Filmes

Artigo

Festival de Cannes | Entre vaias, aplausos e ataques à Netflix, Okja conquista o evento

Miyazaki foi referência para a fábula anticapitalista de Boong Joon-Ho sobre porcos mutantes

19.05.2017, às 08H37.
Atualizada em 29.06.2018, ÀS 02H37

Vaias homéricas e uma gafe raras vezes vista nos 70 anos de história do Festival de Cannes tornaram a primeira projeção pública da fábula Okja, da Netflix, um evento, confirmando o coreano Boong Joon-Ho não apenas com um dos diretores mais inventivos do cinema atual, mas também como um dos mais cavalheiros.

Esbanjando simpatia, ele botou Cannes no bolso ao falar sobre a postura anticapitalista de seu filme e ao encarar a polêmica da hora na Croisette. Desde o início do evento, a opção tomada pela Netflix de não levar a circuito seus dois filmes indicados à Palma de Ouro - o de Bong e The Meyerowitz Stories, com Adam Sandler - gerou narizes torcidos, inclusive o do atual presidente do júri da conpetição, o espanhol Pedro Almodóvar. Essa grita levou o logo da emissora digital a ser vaiado com furia nos minutos iniciais da exibição, quando, um erro no recolhimento da cortina do Palais des Festivals tampou a parte superior da tela. Houve até quem suspeitasse de um ato de sabotagem.

"Sou um grande fã da obra de Almodóvar e fico feliz só de saber que ele vai ver meu filme, mesmo que venha a falar mal. E sobre o problema que houve na exibição: que bom! Graças a ele, toda a imprensa pode ver duas vezes o início do meu filme, que tem muita informação", disse Bong, na simpatia plena, ao lado de sua estrela, Tilda Swinton.

Dividida em dois papéis no divertido (mas muito irregular) filme de Bong sobre uma porquinha mutante, tamanho GGG, Tilda inflamou o papo sobre a posição tomada por Almodóvar de não querer premiar um filme que não vá para circuito. "Um júri tem o direito de se expressar livremente, mas não viemos aqui atrás de prêmios e sim para mostrar este trabalho", disse a atriz inglesa.

Em Okja, ela interpreta duas irmãs que possuem a poderosa corporação Mirando, responsável pela criação de uma raça mutante de porcos para alimentar a espécie humana. A ideia da empresa é realizar um concurso, sob o comando de um apresentador de TV de programas de animais (vivido por um hilário e afetado Jake Gyllenhaal), a fim de escolher o suíno mais suculento. Okja é um deles: uma leitoa plus size, criada em uma área de montanhas da Coreia por uma menininha, Mija (a atriz mirim An Seo Hyun, que amoleceu corações em Cannes com sua fofura). Quando Okja e Mija se separam, a garotinha parte atrás dela, ajudada por um exército de libertação dos animais liderado por Paul Dano.

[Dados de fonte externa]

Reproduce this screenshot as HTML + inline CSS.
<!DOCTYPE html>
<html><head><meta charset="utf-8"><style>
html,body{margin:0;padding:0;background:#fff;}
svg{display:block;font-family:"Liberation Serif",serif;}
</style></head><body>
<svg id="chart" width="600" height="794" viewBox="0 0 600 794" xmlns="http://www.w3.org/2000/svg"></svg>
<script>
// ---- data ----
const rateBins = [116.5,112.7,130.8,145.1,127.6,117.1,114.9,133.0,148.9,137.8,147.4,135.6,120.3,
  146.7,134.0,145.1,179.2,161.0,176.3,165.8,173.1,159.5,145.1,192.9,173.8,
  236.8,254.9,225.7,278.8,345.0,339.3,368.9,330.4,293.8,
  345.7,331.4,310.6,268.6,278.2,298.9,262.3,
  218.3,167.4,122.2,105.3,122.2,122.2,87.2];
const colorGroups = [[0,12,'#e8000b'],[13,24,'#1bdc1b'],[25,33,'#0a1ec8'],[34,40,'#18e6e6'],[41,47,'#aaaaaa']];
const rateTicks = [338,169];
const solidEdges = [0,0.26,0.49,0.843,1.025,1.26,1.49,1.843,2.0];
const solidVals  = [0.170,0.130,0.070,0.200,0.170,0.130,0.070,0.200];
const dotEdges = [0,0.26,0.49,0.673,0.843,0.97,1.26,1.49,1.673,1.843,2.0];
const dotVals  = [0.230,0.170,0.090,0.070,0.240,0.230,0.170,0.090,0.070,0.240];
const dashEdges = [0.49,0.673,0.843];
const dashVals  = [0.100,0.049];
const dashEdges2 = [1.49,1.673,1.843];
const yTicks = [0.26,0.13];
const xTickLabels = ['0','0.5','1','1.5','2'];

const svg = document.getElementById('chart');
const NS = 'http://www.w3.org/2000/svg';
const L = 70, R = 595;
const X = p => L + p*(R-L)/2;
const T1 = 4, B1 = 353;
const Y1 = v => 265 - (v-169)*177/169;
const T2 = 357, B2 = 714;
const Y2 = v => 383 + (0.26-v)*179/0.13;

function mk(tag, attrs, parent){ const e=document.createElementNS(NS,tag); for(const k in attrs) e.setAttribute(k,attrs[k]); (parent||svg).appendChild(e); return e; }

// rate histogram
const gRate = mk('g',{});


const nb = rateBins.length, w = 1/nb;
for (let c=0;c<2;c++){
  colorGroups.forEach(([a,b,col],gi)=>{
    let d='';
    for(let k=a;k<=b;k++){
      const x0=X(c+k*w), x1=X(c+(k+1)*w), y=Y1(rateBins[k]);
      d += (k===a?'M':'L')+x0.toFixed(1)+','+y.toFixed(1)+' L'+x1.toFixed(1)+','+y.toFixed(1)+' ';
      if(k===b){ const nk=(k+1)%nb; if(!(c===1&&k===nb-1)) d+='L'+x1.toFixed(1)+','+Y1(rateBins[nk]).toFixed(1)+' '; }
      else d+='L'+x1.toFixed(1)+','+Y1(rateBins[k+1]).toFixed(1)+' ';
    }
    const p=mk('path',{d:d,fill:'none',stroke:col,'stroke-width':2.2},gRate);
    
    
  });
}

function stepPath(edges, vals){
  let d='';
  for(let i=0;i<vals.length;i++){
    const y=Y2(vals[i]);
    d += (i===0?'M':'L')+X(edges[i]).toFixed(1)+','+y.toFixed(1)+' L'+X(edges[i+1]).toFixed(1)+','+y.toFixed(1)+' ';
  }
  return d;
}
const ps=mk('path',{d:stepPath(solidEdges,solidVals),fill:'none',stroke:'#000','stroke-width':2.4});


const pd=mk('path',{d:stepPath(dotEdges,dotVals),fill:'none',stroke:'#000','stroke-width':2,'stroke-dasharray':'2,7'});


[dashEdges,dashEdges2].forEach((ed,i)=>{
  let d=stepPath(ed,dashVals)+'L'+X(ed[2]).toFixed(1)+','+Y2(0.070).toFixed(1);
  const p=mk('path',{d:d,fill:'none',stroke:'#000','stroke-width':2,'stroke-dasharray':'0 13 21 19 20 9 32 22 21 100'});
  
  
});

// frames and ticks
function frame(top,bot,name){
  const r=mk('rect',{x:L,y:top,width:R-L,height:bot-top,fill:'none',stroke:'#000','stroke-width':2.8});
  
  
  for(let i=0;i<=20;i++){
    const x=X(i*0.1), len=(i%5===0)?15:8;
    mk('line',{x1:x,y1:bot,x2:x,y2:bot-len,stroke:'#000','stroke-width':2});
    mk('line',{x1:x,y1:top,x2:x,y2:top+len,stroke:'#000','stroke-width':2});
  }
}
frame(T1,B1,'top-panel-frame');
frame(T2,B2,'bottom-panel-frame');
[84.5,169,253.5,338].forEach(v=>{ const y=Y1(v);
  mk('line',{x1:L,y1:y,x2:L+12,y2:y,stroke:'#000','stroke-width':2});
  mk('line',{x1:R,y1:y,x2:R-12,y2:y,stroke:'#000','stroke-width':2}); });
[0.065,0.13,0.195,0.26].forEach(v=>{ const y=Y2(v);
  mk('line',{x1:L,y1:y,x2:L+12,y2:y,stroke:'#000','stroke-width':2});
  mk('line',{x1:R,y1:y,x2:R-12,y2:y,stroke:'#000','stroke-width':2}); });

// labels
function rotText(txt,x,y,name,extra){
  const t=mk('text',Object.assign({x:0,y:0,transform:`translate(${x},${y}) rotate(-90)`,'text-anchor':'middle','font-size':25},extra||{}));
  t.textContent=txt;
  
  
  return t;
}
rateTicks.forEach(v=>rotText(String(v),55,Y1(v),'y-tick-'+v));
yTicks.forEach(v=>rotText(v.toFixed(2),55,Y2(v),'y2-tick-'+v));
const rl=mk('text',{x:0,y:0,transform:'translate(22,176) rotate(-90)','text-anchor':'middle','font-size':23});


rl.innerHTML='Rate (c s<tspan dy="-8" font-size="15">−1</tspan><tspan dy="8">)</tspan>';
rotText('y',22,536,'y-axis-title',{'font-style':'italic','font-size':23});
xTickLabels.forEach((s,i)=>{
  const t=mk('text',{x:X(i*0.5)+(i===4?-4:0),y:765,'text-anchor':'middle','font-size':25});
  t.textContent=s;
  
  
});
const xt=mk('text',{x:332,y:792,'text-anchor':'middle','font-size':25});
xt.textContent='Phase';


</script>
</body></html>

"Hayao Miyazaki foi uma referência grande para este filme e, creio, para todo filme que se propõe a refletir sobre a harmonia entre homens e o meio ambiente. Há muito de Totoro e de A Viagem de Chihiro aqui. Falava muito desses desenhos animados com Tilda", diz Bong ao Omelete. "Todo trabalho de Miyazaki traz uma carga de discussão sobre o impacto do capitalismo sobre nós e sobre o equilíbrio ambiental".

Apesar de toda a inventividade do roteiro e do ritmo contagiante dos primeiros 45 minutos, Okja perde o fôlego em sua segunda metade, perdendo-se no esforço do diretor em transformar essa fábula em um debate político. Apesar disso, os efeitos especiais são arrebatadores do início ao fim.

Até agora, entre os concorrentes já exibidos, o russo Loveless, de Andrey Zvyagintsev, foi o mais aclamado, falando de um ex-casal às voltas com o desaparecimento do filho. Outro que agradou a todos foi Western, um drama social de secura exasperante, rodado com não atores, exibido na seção paralela Un Certain Regard: sua trama fala do choque entre operários alemães e búlgaros na realização de uma construção. A grande decepcão festival até aqui veio da Quinzena dos Realizadores: Un Beau Soleil Intérieur, com uma Juliette Binoche caricata.